Show every line below where "this" can be found.

_TASK DATA_:
:::::
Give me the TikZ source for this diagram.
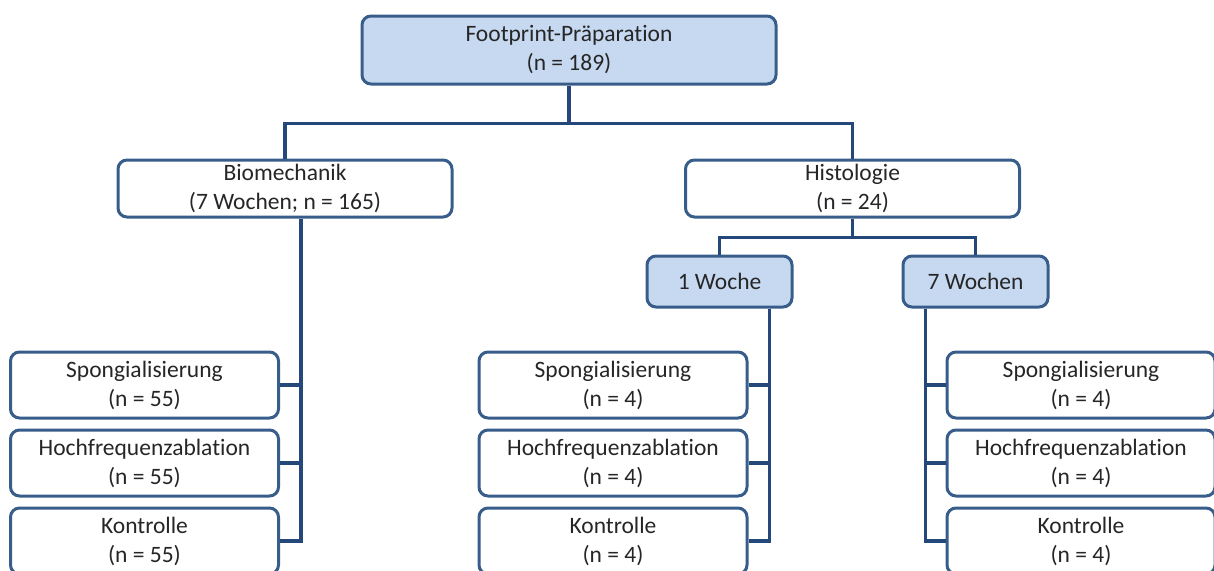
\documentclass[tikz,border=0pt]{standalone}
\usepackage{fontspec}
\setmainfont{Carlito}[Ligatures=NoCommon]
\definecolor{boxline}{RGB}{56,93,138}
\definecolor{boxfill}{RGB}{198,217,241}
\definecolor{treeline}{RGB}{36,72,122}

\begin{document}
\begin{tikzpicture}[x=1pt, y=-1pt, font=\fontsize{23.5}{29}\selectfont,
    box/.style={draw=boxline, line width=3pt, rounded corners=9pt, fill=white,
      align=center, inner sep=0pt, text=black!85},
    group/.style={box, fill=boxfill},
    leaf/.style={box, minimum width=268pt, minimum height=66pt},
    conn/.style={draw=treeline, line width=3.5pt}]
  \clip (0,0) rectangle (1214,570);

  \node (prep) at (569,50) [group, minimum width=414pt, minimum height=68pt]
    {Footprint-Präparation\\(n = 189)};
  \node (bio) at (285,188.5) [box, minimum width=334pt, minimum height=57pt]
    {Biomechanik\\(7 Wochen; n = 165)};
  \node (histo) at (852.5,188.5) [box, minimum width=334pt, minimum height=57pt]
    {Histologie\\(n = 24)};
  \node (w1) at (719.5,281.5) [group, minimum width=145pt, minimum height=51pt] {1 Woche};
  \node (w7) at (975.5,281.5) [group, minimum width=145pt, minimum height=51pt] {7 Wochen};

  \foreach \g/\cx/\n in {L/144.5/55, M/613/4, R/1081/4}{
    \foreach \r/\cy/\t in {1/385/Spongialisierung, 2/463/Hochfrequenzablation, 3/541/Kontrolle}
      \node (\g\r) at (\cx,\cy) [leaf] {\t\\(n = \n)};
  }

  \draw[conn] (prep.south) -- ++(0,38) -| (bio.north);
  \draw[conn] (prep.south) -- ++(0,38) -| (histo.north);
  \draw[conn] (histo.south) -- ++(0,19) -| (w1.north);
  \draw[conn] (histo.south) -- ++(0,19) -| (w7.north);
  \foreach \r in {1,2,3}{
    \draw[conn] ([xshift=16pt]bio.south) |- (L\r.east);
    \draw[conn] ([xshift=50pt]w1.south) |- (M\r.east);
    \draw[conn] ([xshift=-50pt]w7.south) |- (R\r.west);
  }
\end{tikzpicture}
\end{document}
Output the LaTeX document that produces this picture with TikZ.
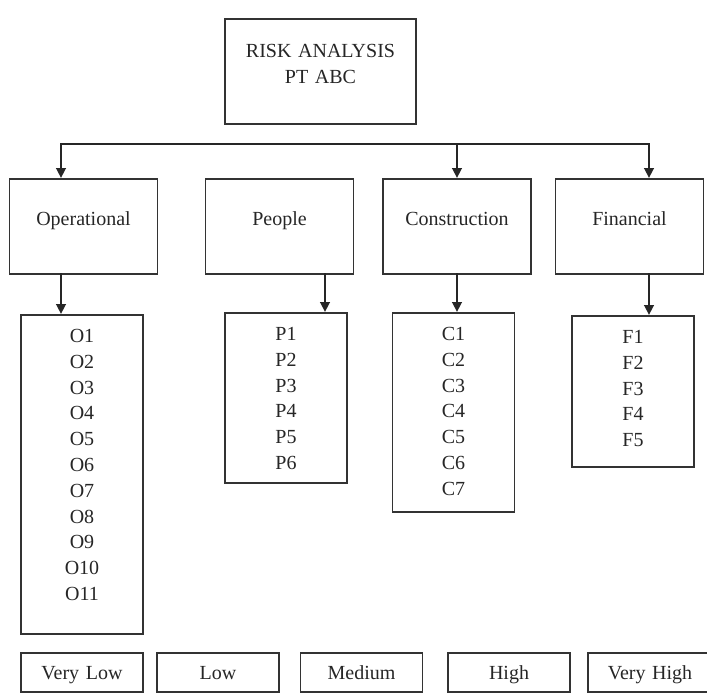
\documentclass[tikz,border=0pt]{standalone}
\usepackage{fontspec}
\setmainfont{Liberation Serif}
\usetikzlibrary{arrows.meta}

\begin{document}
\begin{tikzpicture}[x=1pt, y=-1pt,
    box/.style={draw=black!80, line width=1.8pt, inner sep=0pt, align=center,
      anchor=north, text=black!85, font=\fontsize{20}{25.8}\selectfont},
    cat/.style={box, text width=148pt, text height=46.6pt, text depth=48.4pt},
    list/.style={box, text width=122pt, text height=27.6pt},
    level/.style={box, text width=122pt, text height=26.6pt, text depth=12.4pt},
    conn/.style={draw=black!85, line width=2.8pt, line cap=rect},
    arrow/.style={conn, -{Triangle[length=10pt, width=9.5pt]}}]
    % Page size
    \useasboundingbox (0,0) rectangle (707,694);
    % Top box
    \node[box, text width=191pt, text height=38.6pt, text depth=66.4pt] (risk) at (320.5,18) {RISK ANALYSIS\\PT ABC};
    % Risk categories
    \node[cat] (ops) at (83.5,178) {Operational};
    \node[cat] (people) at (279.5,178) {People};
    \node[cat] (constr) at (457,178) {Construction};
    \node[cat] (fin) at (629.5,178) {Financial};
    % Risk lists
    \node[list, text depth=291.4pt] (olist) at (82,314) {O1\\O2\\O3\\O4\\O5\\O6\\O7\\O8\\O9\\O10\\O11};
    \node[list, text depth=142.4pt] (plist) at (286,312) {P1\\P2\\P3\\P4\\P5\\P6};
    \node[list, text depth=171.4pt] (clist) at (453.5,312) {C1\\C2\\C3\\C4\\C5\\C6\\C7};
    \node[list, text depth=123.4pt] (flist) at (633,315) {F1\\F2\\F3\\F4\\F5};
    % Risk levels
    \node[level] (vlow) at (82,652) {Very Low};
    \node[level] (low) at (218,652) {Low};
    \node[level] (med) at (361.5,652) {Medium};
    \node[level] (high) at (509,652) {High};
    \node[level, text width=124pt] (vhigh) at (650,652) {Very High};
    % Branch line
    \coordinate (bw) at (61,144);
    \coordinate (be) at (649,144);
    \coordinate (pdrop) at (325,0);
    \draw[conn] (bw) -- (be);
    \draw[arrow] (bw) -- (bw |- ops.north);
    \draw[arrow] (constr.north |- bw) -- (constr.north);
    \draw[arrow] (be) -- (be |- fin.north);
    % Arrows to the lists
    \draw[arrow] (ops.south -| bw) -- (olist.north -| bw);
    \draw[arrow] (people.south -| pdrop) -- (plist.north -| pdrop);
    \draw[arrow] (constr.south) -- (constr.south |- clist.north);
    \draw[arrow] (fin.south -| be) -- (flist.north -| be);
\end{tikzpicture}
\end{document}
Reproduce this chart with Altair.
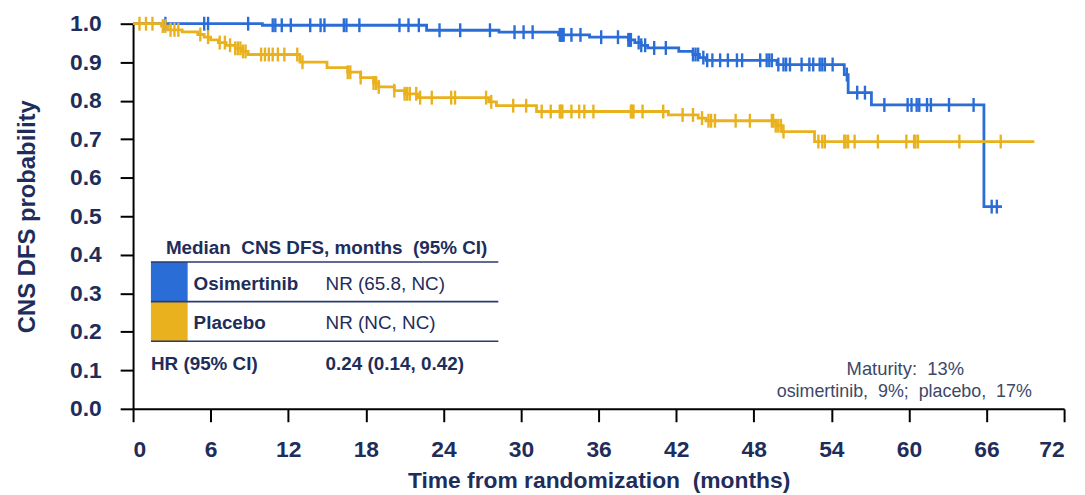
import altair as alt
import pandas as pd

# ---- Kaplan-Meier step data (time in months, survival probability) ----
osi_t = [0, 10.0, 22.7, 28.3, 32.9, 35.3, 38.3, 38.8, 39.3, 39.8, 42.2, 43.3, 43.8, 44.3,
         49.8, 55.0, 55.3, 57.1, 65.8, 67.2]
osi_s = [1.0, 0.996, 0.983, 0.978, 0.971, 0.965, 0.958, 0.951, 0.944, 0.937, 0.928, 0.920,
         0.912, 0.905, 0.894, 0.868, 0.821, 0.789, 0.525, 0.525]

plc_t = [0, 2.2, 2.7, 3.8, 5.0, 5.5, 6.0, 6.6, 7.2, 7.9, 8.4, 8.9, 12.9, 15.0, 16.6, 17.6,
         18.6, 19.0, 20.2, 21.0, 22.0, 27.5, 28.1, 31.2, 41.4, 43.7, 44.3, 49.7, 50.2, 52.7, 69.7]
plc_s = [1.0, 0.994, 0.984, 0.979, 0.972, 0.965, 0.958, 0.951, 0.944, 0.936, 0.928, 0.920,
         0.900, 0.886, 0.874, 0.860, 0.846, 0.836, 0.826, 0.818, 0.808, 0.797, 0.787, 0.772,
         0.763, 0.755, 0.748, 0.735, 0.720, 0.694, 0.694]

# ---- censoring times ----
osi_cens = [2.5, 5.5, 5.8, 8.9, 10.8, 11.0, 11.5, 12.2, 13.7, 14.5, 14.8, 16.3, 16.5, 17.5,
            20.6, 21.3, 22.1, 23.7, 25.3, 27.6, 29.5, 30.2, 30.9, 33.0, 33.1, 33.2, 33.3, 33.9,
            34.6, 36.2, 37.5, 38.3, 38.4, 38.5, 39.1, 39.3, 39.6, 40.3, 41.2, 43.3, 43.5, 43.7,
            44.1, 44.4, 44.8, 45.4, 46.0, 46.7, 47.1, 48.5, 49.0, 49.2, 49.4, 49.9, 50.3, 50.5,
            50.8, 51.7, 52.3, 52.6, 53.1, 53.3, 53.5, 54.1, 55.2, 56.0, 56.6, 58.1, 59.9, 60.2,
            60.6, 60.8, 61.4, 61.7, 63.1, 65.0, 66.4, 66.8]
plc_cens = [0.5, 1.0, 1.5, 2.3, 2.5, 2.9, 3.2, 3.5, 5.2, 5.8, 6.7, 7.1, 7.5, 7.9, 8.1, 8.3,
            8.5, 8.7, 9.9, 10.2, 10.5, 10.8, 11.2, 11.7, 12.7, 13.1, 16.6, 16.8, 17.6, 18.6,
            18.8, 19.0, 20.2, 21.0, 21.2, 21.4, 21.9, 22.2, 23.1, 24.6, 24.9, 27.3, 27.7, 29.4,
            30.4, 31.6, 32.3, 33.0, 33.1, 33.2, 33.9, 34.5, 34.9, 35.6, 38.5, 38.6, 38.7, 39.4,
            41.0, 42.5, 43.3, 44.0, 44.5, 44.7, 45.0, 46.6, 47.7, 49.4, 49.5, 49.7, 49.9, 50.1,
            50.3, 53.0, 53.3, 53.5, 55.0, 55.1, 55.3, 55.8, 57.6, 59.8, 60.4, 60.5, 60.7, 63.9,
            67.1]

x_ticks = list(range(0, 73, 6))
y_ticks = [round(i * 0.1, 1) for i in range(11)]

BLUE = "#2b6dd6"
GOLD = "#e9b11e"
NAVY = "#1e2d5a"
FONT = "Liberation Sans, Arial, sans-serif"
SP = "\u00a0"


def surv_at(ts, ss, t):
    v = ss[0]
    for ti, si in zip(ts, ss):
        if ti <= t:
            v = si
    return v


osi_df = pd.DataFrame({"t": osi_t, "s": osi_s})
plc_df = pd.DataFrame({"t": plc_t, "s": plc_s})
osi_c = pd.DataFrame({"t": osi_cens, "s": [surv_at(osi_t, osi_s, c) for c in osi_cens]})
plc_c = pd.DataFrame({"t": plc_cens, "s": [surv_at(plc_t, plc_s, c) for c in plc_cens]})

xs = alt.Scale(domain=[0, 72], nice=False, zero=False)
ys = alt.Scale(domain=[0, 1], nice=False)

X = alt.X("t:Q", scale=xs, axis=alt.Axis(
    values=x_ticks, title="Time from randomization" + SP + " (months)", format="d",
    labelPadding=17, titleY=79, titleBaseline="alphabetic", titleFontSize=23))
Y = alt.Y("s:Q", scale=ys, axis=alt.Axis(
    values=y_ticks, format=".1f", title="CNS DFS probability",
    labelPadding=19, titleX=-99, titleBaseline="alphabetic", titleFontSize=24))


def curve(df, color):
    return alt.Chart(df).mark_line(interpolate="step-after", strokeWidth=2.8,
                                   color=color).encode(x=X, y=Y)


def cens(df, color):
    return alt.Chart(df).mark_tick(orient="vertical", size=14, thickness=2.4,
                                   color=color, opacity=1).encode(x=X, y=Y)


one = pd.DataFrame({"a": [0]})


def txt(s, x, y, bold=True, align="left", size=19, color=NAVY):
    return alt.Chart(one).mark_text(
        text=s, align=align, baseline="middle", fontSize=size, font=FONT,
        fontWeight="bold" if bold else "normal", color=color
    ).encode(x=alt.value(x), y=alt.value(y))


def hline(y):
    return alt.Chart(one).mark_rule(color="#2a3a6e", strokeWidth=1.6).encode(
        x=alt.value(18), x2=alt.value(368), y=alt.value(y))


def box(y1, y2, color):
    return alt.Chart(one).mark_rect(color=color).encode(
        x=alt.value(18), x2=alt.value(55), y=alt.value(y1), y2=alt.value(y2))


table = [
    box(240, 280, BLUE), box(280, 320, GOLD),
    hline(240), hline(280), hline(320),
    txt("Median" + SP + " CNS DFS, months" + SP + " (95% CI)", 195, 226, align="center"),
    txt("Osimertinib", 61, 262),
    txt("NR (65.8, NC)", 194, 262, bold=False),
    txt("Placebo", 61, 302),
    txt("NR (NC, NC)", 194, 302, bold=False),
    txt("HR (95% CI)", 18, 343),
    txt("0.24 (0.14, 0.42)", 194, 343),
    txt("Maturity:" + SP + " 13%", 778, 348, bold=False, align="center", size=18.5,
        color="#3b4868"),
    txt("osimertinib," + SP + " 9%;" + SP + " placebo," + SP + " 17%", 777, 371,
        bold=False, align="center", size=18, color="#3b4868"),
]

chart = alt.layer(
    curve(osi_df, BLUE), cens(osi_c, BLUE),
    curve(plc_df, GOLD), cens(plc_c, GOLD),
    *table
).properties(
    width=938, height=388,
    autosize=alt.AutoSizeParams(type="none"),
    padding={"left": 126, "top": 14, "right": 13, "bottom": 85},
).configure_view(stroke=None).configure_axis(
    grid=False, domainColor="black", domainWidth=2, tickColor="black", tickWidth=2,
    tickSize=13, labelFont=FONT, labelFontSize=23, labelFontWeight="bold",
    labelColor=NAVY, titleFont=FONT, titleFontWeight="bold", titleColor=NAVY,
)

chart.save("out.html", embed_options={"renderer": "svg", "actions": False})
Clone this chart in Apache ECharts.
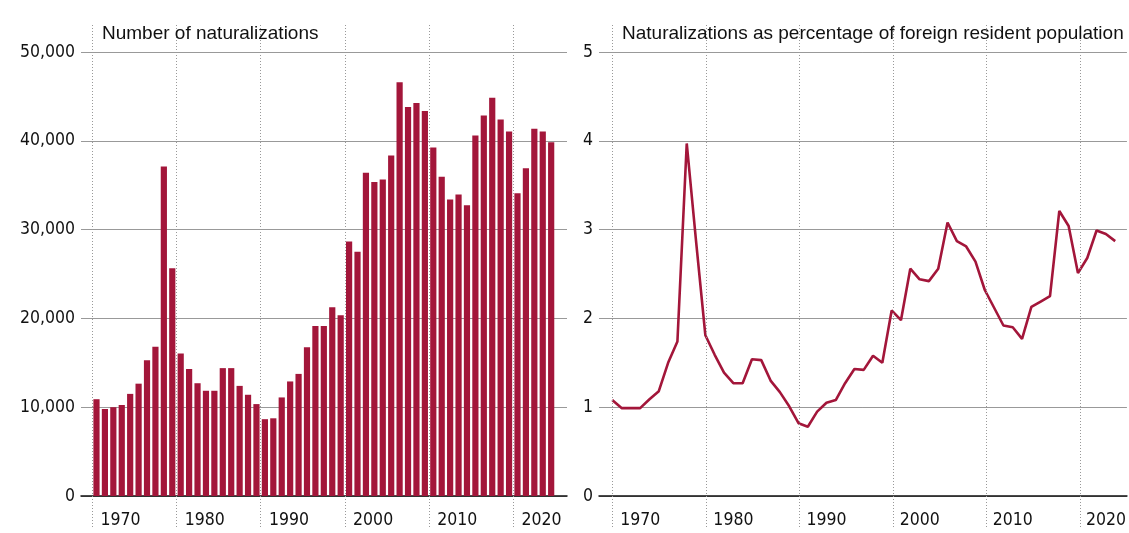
:::::
_SOLVED PROBLEM_:
Give me the TikZ source for this diagram.
Output the LaTeX document that produces this picture with TikZ.
Reproduce this chart with Altair.
Clone this chart in Apache ECharts.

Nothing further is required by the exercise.